I'll try one to keep my eyeglasses from fogging. I bought a new pair and said "no" to the anti-fog coating. That was a mistake!
I agree that roots grow into and through window screening if you use that to block pot holes. Nasty. Unless you want to call it deliberate root pruning.
Does the dryer cloth hold roots in, or do they push right through it?
My only method for blocking big pot holes in the past was to hand-pick extra long shreds and chunks from screened pine bark mulch, and pile some of those around each hole. Like the ancient, classic method of saving broken clay pots and piling shards around potholes.
But I think the abrupt change in texture between the soil mix and the bark shreds and chunks interfered with capillary "continuity", so that the bottom of the pot held more perched water and prevented wicking the pots by setting them on absorbant mats.

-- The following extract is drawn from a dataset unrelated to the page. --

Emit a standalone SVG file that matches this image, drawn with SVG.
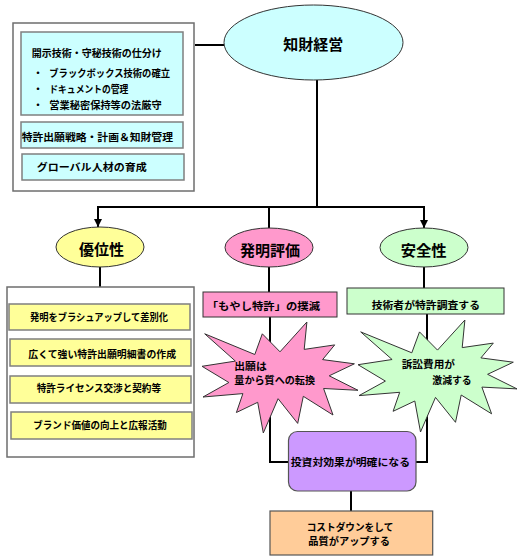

Last summer I got lazy and didn't move some 1 gallon pots with Lobellia, sitting on heavy clay (can't call it soil). Some soil mix came out of the holes and formed a bridge onto the clay. Those poor roots followed the bridge and TRIED to push their way into the clay. Fat chance! They circled around under the pot and above the clay, like an external root ball or a living capillary mat.
P.S. I read that you can wipe a new dryer anti-static sheet on the OUTside of a Ziplock to keep very fine seeds from trying to float away from or cling to the plastic. I never tried it, because my humidity always prevents "seed levitation".